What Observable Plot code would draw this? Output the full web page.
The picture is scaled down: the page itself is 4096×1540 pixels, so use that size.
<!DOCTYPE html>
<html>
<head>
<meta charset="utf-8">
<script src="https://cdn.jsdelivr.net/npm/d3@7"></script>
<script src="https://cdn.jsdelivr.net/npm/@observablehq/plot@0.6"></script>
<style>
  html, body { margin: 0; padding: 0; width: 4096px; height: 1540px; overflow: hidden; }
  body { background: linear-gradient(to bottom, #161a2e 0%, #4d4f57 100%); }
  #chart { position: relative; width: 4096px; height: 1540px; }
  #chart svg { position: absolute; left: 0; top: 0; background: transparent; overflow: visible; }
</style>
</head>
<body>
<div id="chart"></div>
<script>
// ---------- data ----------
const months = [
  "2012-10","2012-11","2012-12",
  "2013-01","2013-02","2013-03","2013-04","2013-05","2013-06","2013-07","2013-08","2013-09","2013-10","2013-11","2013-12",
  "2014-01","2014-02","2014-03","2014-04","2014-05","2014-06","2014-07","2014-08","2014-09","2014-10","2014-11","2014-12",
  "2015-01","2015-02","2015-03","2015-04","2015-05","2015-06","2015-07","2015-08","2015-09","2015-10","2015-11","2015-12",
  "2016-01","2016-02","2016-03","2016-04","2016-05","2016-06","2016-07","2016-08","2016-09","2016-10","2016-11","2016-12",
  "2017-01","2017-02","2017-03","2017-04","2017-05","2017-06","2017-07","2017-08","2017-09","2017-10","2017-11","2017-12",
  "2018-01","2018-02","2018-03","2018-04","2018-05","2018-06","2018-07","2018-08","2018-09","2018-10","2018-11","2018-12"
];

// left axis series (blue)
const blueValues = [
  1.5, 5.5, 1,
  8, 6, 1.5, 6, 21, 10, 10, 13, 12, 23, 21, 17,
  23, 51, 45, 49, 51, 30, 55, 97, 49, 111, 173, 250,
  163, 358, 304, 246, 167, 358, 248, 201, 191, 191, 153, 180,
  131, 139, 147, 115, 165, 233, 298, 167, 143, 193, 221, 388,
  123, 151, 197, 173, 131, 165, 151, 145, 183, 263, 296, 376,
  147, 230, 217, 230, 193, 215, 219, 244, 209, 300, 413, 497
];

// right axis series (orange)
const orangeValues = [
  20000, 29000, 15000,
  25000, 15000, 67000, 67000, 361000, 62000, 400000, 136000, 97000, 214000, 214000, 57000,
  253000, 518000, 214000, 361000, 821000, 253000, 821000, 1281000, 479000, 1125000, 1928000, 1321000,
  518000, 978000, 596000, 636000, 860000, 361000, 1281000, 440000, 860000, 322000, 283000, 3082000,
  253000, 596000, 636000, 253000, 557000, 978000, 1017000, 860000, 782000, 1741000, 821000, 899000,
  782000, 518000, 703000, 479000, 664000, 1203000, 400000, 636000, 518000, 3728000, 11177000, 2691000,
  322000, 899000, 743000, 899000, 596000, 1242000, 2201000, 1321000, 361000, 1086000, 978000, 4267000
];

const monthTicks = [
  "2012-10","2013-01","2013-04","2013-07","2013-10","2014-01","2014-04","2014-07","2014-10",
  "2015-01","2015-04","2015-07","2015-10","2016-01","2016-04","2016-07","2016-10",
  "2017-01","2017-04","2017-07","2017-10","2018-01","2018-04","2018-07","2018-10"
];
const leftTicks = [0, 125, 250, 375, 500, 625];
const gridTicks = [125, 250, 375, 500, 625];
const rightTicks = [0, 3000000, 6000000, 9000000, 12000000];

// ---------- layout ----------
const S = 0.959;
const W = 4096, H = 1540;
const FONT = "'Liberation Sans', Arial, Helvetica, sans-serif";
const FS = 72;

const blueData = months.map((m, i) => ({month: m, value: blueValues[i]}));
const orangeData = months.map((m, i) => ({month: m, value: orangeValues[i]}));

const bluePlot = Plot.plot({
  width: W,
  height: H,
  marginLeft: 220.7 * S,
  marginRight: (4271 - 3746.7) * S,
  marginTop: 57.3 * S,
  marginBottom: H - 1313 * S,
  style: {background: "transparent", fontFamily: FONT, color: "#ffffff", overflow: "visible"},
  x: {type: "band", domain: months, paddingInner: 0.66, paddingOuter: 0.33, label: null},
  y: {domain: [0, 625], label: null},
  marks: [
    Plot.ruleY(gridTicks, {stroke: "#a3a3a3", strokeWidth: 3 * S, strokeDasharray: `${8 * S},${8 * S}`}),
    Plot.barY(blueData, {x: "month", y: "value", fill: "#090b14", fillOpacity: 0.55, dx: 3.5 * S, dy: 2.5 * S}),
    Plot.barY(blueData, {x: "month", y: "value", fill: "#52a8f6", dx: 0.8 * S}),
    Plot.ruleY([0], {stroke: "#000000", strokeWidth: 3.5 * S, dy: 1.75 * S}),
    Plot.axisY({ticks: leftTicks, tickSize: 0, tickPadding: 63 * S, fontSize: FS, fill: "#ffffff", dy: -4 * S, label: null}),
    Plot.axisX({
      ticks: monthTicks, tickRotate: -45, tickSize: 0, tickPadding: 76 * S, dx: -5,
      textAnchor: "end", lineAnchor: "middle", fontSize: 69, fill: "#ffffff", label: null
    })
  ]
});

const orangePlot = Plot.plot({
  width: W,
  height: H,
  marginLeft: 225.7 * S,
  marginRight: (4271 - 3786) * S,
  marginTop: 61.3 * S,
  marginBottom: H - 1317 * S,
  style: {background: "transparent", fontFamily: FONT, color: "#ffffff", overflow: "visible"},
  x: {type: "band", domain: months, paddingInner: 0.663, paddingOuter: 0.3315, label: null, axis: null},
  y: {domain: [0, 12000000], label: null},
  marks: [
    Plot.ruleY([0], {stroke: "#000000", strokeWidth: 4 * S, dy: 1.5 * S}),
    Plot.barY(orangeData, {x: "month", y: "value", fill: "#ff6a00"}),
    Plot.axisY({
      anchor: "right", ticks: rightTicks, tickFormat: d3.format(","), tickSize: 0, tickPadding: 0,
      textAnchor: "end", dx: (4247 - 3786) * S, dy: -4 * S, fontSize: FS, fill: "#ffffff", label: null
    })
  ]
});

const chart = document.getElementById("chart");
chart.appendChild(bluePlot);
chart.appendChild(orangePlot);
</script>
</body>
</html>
==
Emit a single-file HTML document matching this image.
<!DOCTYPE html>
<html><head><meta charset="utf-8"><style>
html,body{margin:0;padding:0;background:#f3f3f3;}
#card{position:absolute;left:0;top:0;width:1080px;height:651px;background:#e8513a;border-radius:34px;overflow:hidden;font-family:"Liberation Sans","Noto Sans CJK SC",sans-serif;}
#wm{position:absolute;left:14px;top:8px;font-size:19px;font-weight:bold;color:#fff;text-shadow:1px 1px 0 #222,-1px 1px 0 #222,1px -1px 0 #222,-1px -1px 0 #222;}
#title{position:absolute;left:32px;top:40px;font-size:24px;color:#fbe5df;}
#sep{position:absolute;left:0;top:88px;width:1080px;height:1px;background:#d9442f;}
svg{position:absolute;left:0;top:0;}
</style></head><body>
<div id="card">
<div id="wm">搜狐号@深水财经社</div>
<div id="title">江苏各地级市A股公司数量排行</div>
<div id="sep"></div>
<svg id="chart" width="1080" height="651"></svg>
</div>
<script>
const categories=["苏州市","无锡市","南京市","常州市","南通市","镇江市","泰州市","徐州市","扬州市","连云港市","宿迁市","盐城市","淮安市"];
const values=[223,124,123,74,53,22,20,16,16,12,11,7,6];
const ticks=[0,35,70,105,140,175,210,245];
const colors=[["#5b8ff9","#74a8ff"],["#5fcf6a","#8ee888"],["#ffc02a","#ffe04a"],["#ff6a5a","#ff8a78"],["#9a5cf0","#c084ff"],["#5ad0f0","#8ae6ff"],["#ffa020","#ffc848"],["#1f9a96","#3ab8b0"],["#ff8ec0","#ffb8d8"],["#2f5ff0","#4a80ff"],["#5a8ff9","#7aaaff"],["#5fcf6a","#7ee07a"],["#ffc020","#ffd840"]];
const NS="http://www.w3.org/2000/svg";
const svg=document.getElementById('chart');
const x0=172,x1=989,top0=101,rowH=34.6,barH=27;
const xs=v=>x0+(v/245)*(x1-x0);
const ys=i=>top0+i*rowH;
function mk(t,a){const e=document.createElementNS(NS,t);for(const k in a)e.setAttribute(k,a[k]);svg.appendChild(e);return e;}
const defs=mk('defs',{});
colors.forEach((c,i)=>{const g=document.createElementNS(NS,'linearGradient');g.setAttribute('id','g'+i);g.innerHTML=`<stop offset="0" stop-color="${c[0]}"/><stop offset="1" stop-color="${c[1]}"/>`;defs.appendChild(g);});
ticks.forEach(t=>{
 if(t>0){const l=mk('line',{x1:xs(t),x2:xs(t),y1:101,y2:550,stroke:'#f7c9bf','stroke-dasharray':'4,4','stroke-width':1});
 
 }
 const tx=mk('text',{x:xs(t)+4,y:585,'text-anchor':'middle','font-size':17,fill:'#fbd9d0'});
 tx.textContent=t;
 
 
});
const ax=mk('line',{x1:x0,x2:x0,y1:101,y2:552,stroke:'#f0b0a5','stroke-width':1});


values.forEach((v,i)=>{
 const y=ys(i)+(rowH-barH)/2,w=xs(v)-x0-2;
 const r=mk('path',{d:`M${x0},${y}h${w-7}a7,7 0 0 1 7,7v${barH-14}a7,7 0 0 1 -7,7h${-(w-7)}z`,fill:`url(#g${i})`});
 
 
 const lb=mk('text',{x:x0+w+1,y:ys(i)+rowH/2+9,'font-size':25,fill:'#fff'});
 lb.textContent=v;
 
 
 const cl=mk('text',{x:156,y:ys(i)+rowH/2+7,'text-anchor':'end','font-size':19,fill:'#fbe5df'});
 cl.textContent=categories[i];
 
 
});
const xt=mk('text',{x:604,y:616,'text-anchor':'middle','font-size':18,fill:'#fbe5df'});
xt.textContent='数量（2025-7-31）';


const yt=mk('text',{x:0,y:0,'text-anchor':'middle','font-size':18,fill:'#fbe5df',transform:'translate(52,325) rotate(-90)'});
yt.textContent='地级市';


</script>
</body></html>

▶ [WHAT NEEDS TO BE DONE]:
Pick out the lines above that hold the string "this" and show them.

▶ [THE RESPONSE]:
What Observable Plot code would draw this? Output the full web page.
Emit a single-file HTML document matching this image.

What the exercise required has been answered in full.